> _Problem details_: Leaving out all pictures, copy exactly the lines from the one containing "Clone this chart in matplotlib." down to the one containing "ax = fig.add_axes([111", both of them included.

> _Data records_:
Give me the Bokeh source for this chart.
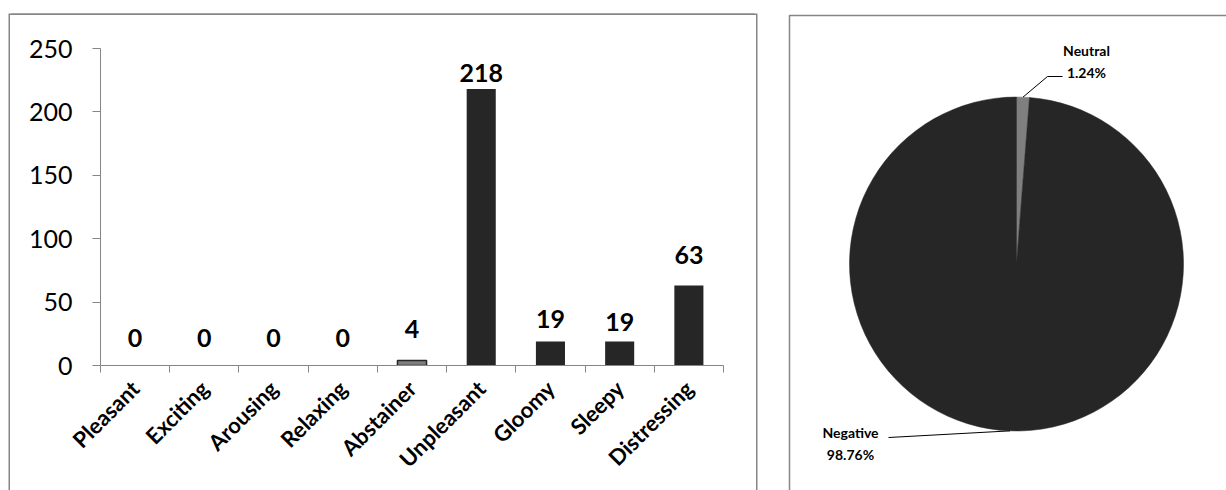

* * *

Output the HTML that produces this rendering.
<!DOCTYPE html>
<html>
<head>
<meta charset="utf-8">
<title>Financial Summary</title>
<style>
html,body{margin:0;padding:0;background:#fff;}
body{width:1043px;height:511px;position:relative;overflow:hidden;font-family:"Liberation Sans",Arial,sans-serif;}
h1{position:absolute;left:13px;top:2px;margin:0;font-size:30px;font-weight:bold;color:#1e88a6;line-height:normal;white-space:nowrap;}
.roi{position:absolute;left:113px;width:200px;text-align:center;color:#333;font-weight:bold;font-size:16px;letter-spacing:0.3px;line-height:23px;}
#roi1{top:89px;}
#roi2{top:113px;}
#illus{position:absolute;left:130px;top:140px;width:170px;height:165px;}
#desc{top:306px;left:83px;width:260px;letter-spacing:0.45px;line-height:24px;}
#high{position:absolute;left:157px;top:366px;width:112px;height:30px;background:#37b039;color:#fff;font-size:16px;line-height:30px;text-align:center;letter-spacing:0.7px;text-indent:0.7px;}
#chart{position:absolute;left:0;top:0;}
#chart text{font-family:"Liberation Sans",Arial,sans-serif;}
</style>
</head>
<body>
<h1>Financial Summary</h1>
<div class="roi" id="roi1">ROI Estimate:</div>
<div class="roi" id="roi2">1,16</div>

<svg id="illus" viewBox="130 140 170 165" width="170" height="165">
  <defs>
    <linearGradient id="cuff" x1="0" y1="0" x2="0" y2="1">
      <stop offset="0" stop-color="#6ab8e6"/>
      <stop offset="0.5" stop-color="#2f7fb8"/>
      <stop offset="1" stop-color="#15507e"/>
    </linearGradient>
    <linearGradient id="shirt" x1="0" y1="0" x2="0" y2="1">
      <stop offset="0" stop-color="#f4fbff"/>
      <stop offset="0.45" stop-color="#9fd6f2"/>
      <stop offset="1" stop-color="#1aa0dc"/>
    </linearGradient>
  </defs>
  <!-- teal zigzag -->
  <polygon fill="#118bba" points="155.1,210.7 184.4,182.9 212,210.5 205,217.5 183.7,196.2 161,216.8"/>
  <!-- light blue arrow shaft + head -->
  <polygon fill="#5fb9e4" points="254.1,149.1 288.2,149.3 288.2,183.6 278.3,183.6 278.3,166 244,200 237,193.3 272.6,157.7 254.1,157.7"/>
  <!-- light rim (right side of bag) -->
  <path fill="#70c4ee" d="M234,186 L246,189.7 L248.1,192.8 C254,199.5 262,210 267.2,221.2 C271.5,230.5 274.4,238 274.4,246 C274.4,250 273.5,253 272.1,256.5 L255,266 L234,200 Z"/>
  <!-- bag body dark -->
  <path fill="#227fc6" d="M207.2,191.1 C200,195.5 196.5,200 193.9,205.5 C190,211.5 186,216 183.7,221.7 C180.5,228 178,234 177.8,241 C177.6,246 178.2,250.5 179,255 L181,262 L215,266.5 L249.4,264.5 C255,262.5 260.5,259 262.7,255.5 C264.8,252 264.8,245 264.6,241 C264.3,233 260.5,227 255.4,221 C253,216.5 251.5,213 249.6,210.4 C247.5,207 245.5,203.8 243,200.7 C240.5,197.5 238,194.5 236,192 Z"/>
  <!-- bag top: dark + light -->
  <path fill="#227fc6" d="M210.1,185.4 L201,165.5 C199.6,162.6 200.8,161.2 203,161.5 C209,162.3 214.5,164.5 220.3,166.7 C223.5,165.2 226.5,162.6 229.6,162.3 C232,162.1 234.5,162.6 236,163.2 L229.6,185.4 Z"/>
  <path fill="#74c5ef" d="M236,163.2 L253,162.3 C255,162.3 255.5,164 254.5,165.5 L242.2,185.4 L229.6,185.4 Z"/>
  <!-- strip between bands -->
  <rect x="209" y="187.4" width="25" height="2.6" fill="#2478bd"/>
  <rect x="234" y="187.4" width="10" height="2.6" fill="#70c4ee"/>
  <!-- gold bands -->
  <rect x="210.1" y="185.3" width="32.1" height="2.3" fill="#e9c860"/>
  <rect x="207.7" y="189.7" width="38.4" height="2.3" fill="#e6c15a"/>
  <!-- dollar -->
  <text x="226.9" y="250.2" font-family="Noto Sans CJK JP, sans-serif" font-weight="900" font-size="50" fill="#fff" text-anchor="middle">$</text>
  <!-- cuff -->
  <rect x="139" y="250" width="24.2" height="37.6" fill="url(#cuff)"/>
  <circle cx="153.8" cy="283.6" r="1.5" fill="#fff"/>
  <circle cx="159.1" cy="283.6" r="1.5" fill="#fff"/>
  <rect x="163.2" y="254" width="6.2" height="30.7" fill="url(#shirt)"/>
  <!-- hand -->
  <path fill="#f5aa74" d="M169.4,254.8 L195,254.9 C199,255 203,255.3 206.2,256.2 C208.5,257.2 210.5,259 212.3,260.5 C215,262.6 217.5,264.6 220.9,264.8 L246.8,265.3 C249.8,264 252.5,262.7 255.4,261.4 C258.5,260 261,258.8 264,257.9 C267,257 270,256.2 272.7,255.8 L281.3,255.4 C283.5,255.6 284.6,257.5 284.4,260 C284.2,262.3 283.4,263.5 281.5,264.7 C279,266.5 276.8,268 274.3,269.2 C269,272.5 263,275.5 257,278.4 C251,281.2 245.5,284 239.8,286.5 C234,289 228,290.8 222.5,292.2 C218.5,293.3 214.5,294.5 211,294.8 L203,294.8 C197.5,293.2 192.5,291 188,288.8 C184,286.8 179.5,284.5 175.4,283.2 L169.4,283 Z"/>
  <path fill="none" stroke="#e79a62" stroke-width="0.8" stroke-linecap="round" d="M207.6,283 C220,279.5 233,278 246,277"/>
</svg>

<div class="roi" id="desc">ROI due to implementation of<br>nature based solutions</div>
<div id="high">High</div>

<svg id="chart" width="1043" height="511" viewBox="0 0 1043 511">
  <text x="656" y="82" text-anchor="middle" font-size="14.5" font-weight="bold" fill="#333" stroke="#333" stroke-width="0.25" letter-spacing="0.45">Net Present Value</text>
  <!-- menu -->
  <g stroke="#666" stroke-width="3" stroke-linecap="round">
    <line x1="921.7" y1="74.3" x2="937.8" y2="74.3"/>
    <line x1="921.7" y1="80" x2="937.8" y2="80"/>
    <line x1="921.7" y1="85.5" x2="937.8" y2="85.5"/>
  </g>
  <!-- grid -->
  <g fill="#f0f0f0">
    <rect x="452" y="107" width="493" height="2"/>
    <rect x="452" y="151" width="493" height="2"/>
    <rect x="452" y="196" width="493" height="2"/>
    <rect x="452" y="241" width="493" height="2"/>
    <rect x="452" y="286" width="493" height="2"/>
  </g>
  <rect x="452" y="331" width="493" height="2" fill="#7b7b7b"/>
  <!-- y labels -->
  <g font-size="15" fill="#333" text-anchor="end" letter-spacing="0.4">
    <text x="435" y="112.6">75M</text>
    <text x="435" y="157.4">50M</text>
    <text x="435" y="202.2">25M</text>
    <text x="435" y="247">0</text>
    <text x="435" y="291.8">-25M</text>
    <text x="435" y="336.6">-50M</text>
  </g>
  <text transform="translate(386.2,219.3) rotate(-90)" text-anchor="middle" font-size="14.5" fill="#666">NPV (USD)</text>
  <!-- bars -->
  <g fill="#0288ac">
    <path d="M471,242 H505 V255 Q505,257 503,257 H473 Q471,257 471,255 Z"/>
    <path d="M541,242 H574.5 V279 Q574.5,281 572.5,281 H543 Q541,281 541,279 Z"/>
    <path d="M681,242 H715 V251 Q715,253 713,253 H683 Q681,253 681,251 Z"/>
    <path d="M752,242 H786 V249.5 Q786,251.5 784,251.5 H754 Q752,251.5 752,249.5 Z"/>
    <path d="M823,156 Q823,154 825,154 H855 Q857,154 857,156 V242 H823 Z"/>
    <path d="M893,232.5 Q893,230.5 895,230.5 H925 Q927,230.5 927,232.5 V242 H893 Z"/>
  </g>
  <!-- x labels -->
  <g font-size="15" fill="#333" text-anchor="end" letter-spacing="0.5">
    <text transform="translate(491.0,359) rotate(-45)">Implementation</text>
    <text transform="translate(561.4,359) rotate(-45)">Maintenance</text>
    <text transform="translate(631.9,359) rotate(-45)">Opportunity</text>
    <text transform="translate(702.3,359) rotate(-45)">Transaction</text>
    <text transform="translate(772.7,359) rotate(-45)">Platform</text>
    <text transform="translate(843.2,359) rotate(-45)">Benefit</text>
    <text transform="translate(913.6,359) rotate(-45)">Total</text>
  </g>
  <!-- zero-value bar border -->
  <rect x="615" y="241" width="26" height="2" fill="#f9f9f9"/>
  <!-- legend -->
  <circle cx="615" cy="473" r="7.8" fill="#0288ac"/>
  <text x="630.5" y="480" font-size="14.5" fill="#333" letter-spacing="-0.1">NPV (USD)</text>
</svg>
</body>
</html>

==

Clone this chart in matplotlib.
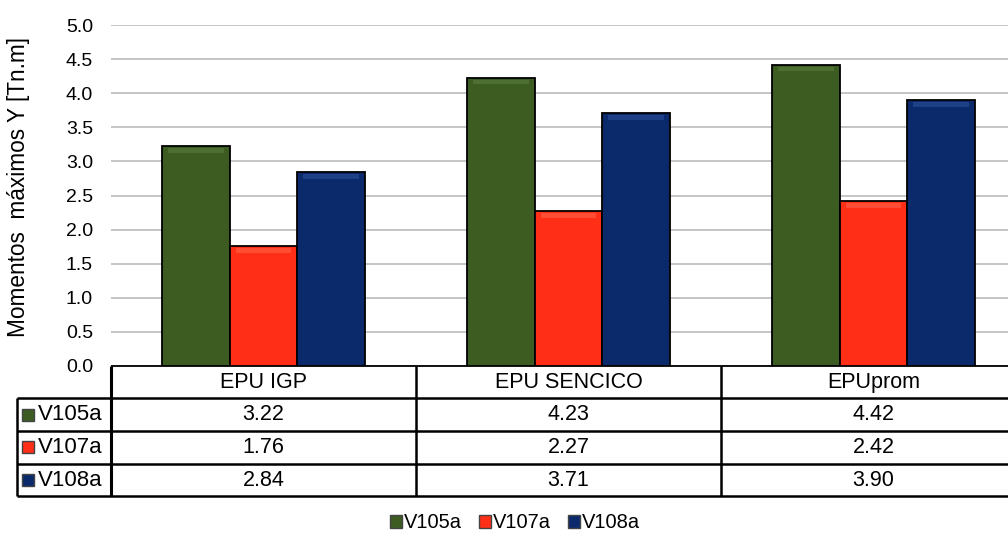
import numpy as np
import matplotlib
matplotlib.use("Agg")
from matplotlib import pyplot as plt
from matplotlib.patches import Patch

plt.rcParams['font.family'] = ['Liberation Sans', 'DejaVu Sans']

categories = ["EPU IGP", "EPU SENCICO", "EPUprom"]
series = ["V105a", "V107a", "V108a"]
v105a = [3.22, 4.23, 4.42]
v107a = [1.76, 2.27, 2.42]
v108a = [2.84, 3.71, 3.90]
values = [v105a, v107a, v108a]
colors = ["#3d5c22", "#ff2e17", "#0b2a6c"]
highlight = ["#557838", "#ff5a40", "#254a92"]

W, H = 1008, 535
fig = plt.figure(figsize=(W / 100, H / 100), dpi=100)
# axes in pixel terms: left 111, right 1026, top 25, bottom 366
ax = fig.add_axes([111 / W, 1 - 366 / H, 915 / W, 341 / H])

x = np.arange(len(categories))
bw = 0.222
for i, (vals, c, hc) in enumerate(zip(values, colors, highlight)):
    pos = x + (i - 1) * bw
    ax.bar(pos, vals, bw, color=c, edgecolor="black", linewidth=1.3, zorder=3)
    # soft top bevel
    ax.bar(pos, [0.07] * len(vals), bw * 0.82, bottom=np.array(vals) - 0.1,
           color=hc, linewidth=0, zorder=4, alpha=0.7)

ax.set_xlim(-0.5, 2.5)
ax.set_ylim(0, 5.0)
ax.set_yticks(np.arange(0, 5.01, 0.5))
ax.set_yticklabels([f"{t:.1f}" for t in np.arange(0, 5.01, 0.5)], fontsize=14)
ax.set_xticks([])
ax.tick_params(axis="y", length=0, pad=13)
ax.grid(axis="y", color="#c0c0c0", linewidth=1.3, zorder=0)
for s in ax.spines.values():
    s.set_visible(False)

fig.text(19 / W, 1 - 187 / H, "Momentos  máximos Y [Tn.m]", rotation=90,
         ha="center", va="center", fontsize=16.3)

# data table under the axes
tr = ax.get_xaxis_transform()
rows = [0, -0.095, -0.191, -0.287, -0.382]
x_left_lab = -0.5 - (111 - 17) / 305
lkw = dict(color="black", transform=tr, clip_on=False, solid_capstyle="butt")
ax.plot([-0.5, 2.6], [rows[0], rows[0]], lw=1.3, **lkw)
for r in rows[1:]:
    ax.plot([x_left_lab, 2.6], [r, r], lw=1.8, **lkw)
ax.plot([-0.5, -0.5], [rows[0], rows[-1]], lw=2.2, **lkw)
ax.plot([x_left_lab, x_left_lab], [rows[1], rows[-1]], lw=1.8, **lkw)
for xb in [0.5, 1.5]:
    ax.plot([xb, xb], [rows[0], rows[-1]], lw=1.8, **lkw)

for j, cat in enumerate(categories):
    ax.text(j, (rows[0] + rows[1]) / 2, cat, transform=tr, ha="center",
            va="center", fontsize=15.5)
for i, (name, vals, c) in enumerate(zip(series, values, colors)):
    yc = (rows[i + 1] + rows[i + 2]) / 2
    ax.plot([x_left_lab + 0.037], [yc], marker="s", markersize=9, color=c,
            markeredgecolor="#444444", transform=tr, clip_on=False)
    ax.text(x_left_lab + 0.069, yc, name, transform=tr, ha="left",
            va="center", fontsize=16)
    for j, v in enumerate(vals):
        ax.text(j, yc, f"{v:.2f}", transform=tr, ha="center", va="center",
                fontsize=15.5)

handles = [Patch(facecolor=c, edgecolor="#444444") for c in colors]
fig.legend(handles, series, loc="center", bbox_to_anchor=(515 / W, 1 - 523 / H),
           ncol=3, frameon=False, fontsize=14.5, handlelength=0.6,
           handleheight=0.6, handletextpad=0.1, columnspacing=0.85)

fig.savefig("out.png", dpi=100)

> _Full answer_:
Clone this chart in matplotlib.
import numpy as np
import matplotlib
matplotlib.use("Agg")
from matplotlib import pyplot as plt
from matplotlib.patches import Patch

plt.rcParams['font.family'] = ['Liberation Sans', 'DejaVu Sans']

categories = ["EPU IGP", "EPU SENCICO", "EPUprom"]
series = ["V105a", "V107a", "V108a"]
v105a = [3.22, 4.23, 4.42]
v107a = [1.76, 2.27, 2.42]
v108a = [2.84, 3.71, 3.90]
values = [v105a, v107a, v108a]
colors = ["#3d5c22", "#ff2e17", "#0b2a6c"]
highlight = ["#557838", "#ff5a40", "#254a92"]

W, H = 1008, 535
fig = plt.figure(figsize=(W / 100, H / 100), dpi=100)
# axes in pixel terms: left 111, right 1026, top 25, bottom 366
ax = fig.add_axes([111 / W, 1 - 366 / H, 915 / W, 341 / H])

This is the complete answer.